After running it for 10+ minutes, still nothing. No ticking from the pilot light. I don't think I see any union I could crack anywhere else? I will add I'm not real knowledgeable!


----------



## yuri (Nov 29, 2008)

There is one old WR gas valve with a built in pressure switch which may lockout on some old ICG/ICP units. Bleed the gas line ONLY if you are careful or get them to do it. The furnace may need several retries after the bleeding but it will take forever if it is not bled out thru the union. Needs to be soap tested after closing the union. Post some pics of the gas valve and burners and front of furnace with doors off. Dozens of different Heils out there.


----------



## shwank (Oct 7, 2010)

The valve is a honeywell valve. I did see where the union was. It is in the unit right before the valve.. was looking outside the unit before. It looks pretty old and rusty. My gas company is closed until tomorrow morning. 

Here are the pictures.

http://www.molemediamarketing.com/furnace/furnace1.jpg
http://www.molemediamarketing.com/furnace/furnace2.jpg
http://www.molemediamarketing.com/furnace/furnace3.jpg
http://www.molemediamarketing.com/furnace/furnace4.jpg

Just uploaded them to a website.


----------



## yuri (Nov 29, 2008)

That is a knarly, nasty old furnace. Should try and spark as the grey S86 control will try and relight the pilot. It may be failed. The black exhaust fan is VERY expensive and almost obsolete. I would not spend any $$ on that furnace. The burners corrode and leak flames out the sides too. They are obsolete where I am.


----------



## shwank (Oct 7, 2010)

Yeah, I knew it was on its last let. The exhaust fan is kicking on when I turn the system on. I just don't hear anything from the pilot. And when testing, I could tell there was no gas going to the pilot. 

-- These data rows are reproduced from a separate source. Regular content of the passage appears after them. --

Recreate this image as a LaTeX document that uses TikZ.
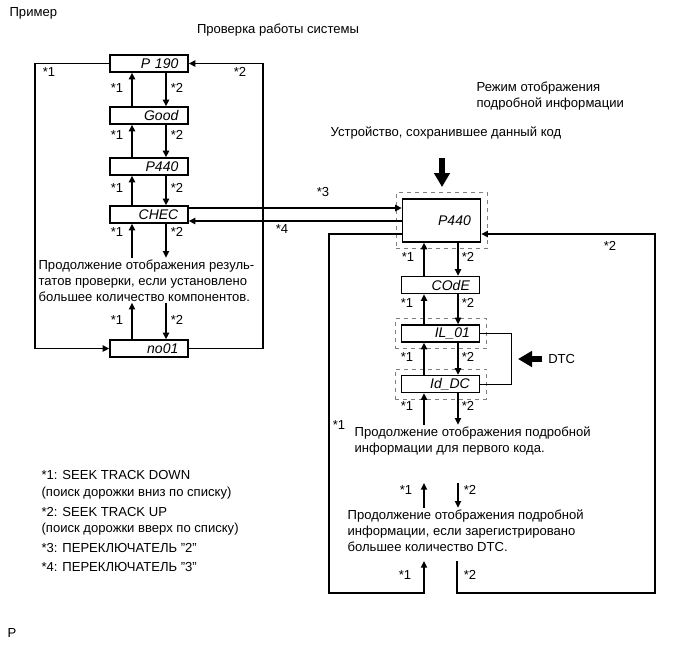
\documentclass[tikz,border=0pt]{standalone}
\usepackage{fontspec}
\setmainfont{Liberation Sans}
\usetikzlibrary{arrows.meta,calc,fit}

\tikzset{
  lcd/.style={draw, line width=0.9pt, minimum width=58.5pt, minimum height=12.75pt, text width=44pt, align=right, inner sep=0pt, font=\fontsize{10.5pt}{12pt}\selectfont\itshape},
  bigbox/.style={lcd, minimum height=32.25pt},
  dashbox/.style={draw=gray, dashed, line width=0.6pt, inner sep=4.5pt},
  arr/.style={line width=1.4pt, -{Triangle[length=5pt,width=4.5pt]}},
  fat/.style={line width=5pt, -{Triangle[length=10.5pt,width=11.5pt]}},
  star/.style={inner sep=0pt},
  txt/.style={align=left, inner sep=1pt, anchor=base west},
}

\begin{document}
\begin{tikzpicture}[x=0.75pt, y=-0.75pt, font=\fontsize{9.8pt}{12pt}\selectfont]
  \useasboundingbox (0,0) rectangle (691,660);

  \node[txt] (title) at (8,17) {Пример};
  \node[anchor=base] (check) at (278,34) {Проверка работы системы};

  % left column
  \node[lcd] (p190) at (149,63.5) {P 190};
  \node[lcd] (good) at (149,115.5) {Good};
  \node[lcd] (p440) at (149,166.5) {P440};
  \node[lcd] (chec) at (149,214.5) {CHEC};
  \node[lcd] (no01) at (149,348.5) {no01};
  \coordinate (lu) at (132,0);
  \coordinate (ld) at (166,0);

  \foreach \a/\b in {p190/good, good/p440, p440/chec} {
    \draw[arr] (\b.north -| lu) -- (\a.south -| lu);
    \draw[arr] (\a.south -| ld) -- (\b.north -| ld);
  }
  % base of a multi-line node is its last line
  \node[txt] (contL) at (37,301) {Продолжение отображения резуль-\\татов проверки, если установлено\\большее количество компонентов.};
  \draw[arr] (contL.north -| lu) -- (chec.south -| lu);
  \draw[arr] (chec.south -| ld) -- (contL.north -| ld);
  \draw[arr] (no01.north -| lu) -- (contL.south -| lu);
  \draw[arr] (contL.south -| ld) -- (no01.north -| ld);
  \foreach \y in {88,135,188,232,320} {
    \node[star] (la\y) at (117,\y) {*1};
    \node[star] (lb\y) at (177,\y) {*2};
  }

  \draw[arr] (p190.west) -- ++(-74,0) |- (no01.west);
  \draw[arr] (no01.east) -- ++(74,0) |- (p190.east);
  \node[star] (lo1) at (49,72) {*1};
  \node[star] (lo2) at (240,72) {*2};

  % right column
  \node[txt] (mode) at (475,107) {Режим отображения\\подробной информации};
  \node[txt] (dev) at (329,136) {Устройство, сохранившее данный код};
  \draw[fat] (442,158) -- (442,187);

  \node[bigbox] (p440b) at (441.5,220.5) {P440};
  \node[dashbox, fit=(p440b)] (p440f) {};
  \node[lcd] (code) at (440.5,285) {COdE};
  \node[lcd] (il) at (440.5,333.5) {IL\_01};
  \node[dashbox, fit=(il)] (ilf) {};
  \node[lcd] (id) at (440.5,384) {Id\_DC};
  \node[dashbox, fit=(id)] (idf) {};
  \coordinate (ru) at (424,0);
  \coordinate (rd) at (458,0);

  \foreach \a/\b in {p440b/code, code/il, il/id} {
    \draw[arr] (\b.north -| ru) -- (\a.south -| ru);
    \draw[arr] (\a.south -| rd) -- (\b.north -| rd);
  }
  \node[txt] (cont1) at (353,452) {Продолжение отображения подробной\\информации для первого кода.};
  \draw[arr] (cont1.north -| ru) -- (id.south -| ru);
  \draw[arr] (id.south -| rd) -- (cont1.north -| rd);

  \node[txt] (cont2) at (346,551) {Продолжение отображения подробной\\информации, если зарегистрировано\\большее количество DTC.};
  \coordinate (m1) at (424,483);
  \coordinate (m2) at (458,483);
  \draw[arr] (cont2.north -| ru) -- (m1);
  \draw[arr] (m2) -- (cont2.north -| rd);

  \foreach \y/\u/\v in {257/408/468, 303/407/468, 357/407/468, 406/407/468, 490/406/470, 575/405/470} {
    \node[star] (ra\y) at (\u,\y) {*1};
    \node[star] (rb\y) at (\v,\y) {*2};
  }

  % DTC bracket
  \draw[line width=0.6pt] (il.east) -| (511,384) -- (id.east);
  \node[anchor=west, inner sep=0pt] (dtc) at (548,359) {DTC};
  \draw[fat] (542,359) -- (518,359);

  % *3 / *4
  \coordinate (s3) at ($(chec.east)+(0,-6.5)$);
  \coordinate (s4) at ($(chec.east)+(0,6.5)$);
  \draw[arr] (s3) -- (s3 -| p440b.west);
  \draw[arr] (s4 -| p440b.west) -- (s4);
  \node[star] (n3) at (323,192) {*3};
  \node[star] (n4) at (282,229) {*4};

  % big loop
  \coordinate (b1) at (424,561);
  \coordinate (b2) at (457,561);
  \draw[arr] ($(p440b.west)+(0,13.5)$) -| (329,593) -| (b1);
  \draw[arr] (b2) |- (655,593) |- ($(p440b.east)+(0,13.5)$);
  \node[star] (ro1) at (339,425) {*1};
  \node[star] (ro2) at (610,246) {*2};

  % legend
  \node[txt] (k1) at (40,479) {*1: SEEK TRACK DOWN};
  \node[txt] (k1r) at (40,496) {(поиск дорожки вниз по списку)};
  \node[txt] (k2) at (40,516) {*2: SEEK TRACK UP};
  \node[txt] (k2r) at (40,532) {(поиск дорожки вверх по списку)};
  \node[txt] (k3) at (40,552) {*3: ПЕРЕКЛЮЧАТЕЛЬ "2"};
  \node[txt] (k4) at (40,571) {*4: ПЕРЕКЛЮЧАТЕЛЬ "3"};
  \node[txt] (pp) at (6,637) {P};
\end{tikzpicture}
\end{document}
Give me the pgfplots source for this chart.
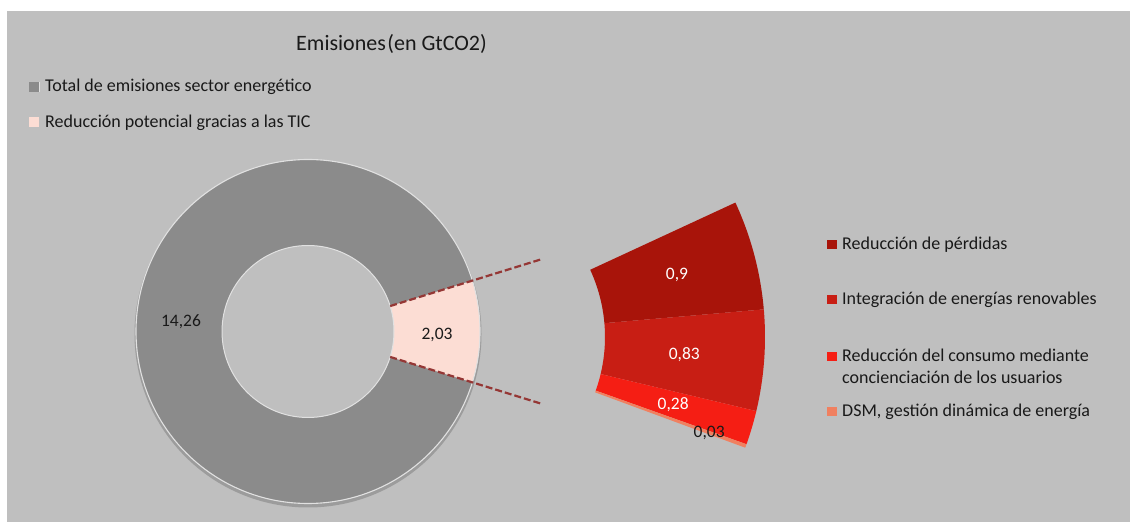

So I'm guessing without having gas going to the pilot, it won't try to fire. Do you think its worth having the gas company come out to try and bleed the system? Do I tell them my system won't fire and I think its because the line needed to be bleed?


----------



## yuri (Nov 29, 2008)

No. The S86 ignition control will try to fire the spark even when the gas is off. Need to see if it is getting power thru the pressure switch etc. Not an easy unit to troubleshoot. May have lost its grounding or have other problems. The grey box is the ignition control, may be a Fenwal, same idea as the honeywell S86.


----------



## shwank (Oct 7, 2010)

Thank you for all your help. I'll play around with the wires to see if anything came loose over the summer.


----------



## kenmac (Feb 26, 2009)

If you have the knowledge to beed the gas lines . You should be able to jump the ps & see if you get it to fire


----------



## hvaclover (Oct 2, 2008)

kenmac said:


> If you have the knowledge to_* beed *_the gas lines . You should be able to jump the ps & see if you get it to fire


can you make a necklace from gas beeds?


----------



## shwank (Oct 7, 2010)

Unfortunately I have no real knowledge on how to bleed the gas line so jumping the 'ps' probably is difficult (not sure what a ps is?  ). From what yuri said, the pilot should try to ignite even if its not getting gas. Its not. And there's no gas coming out of the valve. So it seems as though something is wrong with my valve. 

Given the age of the unit (almost 20 years), the problems I have with it and my AC every year, and the expiring tax credit, I think we just might go with a new furnace and AC unit. I'm tired of dumping $200 in the thing every 6 months.


----------